Bunların hepsi bir yana. Bir de Ülkücülerin, Ülkü Ocaklarının temel gerçeği var. Bu, tümüyle silâhlı, hepsi silâhlı bir mahalle. Neden? Niye? Kime karşı? Bir zamanlar, Soğuk Savaş ortamında ve Alparslan Türkeş liderliğinde, Türkiye’yi komünistlere karşı korumakla gerekçelendiriyorlardı bu durumu. Silâhlanıyor, sola saldırıyor, aşırı solun bu düello tuzağına düşüp silâhlanmasında kendileri daha da fazla silâhlanmanın bahanesini buluyorlardı. Sonuçta, 12 Eylül’ün Bonapartist sillesini onlar da yedi. Yıllar geçti. Devlet Bahçeli, adı gibi devletçi “yeni” çizgisinde, bir süre çekti onları sahadan. Doğru; günlük siyasette, ülke içinde karşıt bellediklerine küt diye saldırmaz oldular. Ama şimdi görülüyor ki, silâhlılık ve silâhşörlük halleri hiç değişmemiş. Komünizm kalmadı, Sovyetler kalmadı, aşırı sol da kalmadı. Artık neden silâhlılar? Neyi altetmek için? Türkiye’nin hangi örgütlü tehlikeye karşı bekçiliğini yapıyorlar?

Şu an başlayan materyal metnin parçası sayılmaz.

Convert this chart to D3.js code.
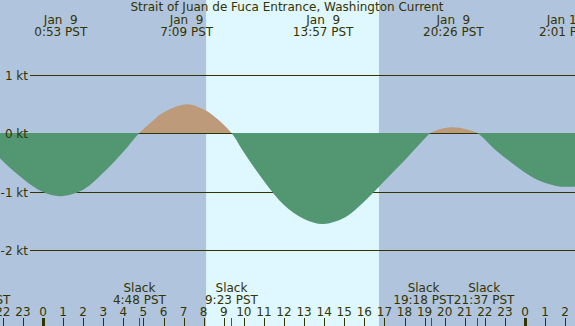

Siyasî açıdan hiçbir açıklaması yok bu soruların. Bir makro-planın, bir hazırlığın parçası olduğunu düşünmüyorum. Bu, içlerine işlemiş. Kültürleri, varoluşları şiddete ve silâha dayalı. Bir vur-kır gençliği ve kültürü. Ortaçağ toplumundan, Orta Asya efsanelerinden, Osmanlıdan, sipahilerden, akıncılardan, eşkiyadan, Celâlîlerden başlıyor. İttihatçı fedailerinden, Yakup Cemil’lerden, Topal Osman’lardan, edebiyatta Nâzım’ın daha önce yazdığım Çolak İsmail’lerinden geçiyor. Abdullah Çatlı’lardan, Yeşil’lerden, Alaattin Çakıcı’lardan günümüze uzanıyor. İnsanî yumuşaklığı, toleransı, farklılıklarla birlikte yaşamayı kapsamıyor. O da neymiş, can yakmamak, bireye saygı göstermek? Bu çok farklı bir dünya. Kumaşları kıyıcılıktan, amansızlıktan, merhametsizlikten dokunuyor. Aralarındaki anlaşmazlıkları da bıçak ve tabancayla çözüyorlar. Böyle bir paramiliter yan örgütü var, Türkiye’nin dördüncü veya beşinci büyük partisinin. Siyaset sahnesinin göbeğinde, böyle astığı astık, kestiği kestik bir şiddet kültürü ve odağı yer alıyor.
Evet, biz neye bakıyoruz gerçekten? Nasıl bir şeydir, bu gördüğümüz? Bilmem. Siz söyleyin. Ben sadece şunu biliyorum: Devlet Bahçeli buna delikanlılık diyor.